• WHAT TO PRODUCE
Return each line that holds the word "chart".

• PROVIDED MATERIAL
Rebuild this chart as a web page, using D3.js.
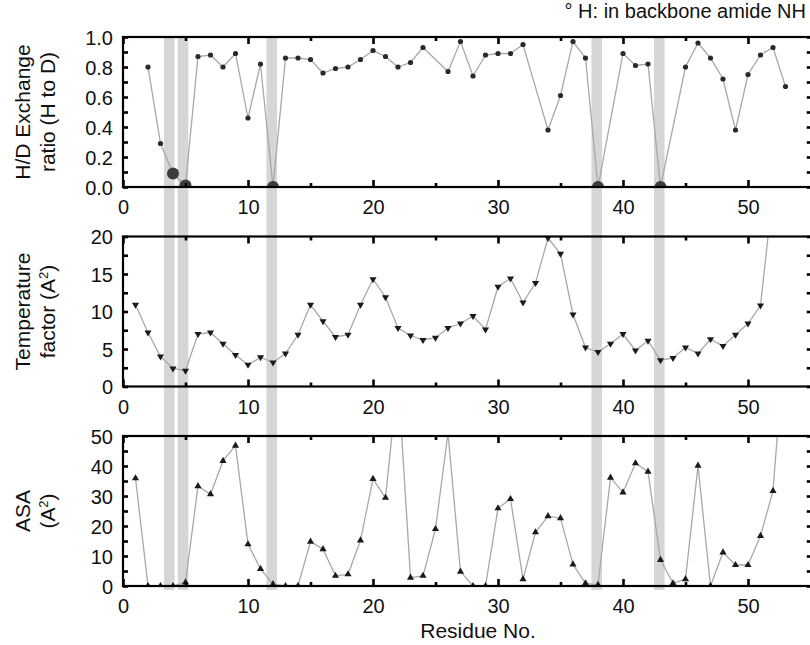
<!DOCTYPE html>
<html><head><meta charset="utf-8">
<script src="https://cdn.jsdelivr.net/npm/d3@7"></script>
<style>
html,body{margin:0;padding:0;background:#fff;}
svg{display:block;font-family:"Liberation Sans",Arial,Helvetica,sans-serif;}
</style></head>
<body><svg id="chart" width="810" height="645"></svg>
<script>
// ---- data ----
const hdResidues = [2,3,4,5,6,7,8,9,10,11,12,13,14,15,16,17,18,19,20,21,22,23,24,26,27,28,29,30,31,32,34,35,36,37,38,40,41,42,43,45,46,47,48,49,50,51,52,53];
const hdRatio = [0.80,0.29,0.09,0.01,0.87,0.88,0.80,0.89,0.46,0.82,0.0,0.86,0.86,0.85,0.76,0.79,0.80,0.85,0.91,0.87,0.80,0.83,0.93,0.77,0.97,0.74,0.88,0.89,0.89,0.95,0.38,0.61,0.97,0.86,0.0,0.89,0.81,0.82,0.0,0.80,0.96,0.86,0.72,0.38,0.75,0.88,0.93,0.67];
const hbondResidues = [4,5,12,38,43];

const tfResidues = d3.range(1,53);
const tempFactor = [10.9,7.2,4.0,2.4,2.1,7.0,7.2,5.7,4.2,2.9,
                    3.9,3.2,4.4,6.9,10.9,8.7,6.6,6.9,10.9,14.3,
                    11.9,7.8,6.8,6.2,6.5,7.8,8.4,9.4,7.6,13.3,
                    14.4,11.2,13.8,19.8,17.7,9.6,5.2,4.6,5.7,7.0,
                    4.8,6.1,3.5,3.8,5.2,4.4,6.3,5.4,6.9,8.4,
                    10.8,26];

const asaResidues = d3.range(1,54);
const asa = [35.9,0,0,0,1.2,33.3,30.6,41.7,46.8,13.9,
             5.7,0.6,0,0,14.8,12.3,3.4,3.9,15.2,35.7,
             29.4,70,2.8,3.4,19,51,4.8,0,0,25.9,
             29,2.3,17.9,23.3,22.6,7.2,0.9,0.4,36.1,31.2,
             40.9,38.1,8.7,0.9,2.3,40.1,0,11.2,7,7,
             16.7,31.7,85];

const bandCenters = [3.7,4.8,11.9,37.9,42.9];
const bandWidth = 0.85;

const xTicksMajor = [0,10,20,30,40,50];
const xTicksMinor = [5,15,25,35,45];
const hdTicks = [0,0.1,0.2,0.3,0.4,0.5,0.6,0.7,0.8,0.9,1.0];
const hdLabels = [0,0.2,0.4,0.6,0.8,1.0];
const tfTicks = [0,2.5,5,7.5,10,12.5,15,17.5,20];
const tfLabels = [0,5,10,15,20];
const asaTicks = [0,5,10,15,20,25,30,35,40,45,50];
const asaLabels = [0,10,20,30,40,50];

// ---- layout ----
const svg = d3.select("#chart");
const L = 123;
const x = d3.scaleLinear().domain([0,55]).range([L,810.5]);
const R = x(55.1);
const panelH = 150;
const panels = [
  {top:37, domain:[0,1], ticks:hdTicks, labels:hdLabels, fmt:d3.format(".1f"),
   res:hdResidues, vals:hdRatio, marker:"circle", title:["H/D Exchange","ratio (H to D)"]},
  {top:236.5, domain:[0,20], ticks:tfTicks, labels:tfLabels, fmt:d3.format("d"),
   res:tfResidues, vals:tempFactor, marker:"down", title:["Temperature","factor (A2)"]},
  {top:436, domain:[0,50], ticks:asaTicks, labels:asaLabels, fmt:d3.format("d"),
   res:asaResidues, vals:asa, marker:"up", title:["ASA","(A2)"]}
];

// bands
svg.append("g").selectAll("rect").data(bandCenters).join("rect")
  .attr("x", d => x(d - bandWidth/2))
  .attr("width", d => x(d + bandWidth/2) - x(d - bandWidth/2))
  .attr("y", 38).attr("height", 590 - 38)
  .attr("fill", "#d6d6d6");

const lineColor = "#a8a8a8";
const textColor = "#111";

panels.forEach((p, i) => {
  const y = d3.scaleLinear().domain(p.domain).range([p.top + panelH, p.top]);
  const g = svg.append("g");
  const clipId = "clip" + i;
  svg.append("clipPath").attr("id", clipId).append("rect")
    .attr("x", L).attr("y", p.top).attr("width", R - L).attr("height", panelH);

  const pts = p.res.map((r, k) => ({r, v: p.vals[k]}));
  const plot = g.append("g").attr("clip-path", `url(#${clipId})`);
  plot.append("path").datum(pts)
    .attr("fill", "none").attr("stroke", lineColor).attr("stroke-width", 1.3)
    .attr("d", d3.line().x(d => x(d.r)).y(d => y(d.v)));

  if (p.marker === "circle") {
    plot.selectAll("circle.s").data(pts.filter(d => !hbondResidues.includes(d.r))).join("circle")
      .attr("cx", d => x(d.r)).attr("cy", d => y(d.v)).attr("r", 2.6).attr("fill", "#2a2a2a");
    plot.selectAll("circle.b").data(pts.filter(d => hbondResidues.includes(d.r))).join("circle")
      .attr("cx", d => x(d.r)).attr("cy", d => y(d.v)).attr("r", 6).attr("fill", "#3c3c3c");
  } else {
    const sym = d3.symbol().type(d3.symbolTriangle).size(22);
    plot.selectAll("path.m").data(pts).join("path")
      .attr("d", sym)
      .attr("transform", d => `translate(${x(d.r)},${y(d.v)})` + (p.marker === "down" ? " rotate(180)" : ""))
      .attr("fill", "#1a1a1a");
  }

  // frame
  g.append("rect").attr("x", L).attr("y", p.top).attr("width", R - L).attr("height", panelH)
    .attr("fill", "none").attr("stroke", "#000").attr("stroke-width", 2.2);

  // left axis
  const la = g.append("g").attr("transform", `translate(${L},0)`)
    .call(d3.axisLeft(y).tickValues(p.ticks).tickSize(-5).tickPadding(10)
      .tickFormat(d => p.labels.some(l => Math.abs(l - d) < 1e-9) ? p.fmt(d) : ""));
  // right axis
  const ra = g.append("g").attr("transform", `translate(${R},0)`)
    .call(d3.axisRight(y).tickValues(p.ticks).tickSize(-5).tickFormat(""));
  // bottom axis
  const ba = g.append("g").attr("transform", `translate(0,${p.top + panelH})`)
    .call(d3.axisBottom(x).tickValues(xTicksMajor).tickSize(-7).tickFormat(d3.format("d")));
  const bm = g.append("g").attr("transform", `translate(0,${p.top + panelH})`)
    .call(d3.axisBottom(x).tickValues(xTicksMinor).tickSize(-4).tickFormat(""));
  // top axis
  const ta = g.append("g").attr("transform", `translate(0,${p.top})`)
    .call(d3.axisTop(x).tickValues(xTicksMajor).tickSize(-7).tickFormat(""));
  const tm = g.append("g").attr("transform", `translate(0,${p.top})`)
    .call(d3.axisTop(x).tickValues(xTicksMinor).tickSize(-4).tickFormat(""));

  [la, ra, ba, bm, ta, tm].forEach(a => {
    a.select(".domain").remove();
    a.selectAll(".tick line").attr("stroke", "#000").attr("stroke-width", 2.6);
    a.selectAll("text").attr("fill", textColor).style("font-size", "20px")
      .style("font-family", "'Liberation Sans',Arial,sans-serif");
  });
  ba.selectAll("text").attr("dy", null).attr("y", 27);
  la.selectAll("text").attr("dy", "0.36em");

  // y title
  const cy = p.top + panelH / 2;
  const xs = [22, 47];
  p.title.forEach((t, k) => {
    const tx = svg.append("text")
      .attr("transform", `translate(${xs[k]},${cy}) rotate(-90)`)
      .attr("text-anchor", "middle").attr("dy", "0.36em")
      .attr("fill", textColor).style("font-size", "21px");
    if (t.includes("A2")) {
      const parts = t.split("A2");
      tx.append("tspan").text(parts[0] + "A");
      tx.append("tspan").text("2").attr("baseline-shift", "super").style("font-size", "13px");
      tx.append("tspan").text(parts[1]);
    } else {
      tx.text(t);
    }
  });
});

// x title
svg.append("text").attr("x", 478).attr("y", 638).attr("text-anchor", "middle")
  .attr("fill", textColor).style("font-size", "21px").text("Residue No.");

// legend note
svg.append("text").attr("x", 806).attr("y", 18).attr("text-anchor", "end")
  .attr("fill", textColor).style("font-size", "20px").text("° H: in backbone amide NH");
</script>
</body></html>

• PROBLEM SOLUTION
Rebuild this chart as a web page, using D3.js.
<body><svg id="chart" width="810" height="645"></svg>
const svg = d3.select("#chart");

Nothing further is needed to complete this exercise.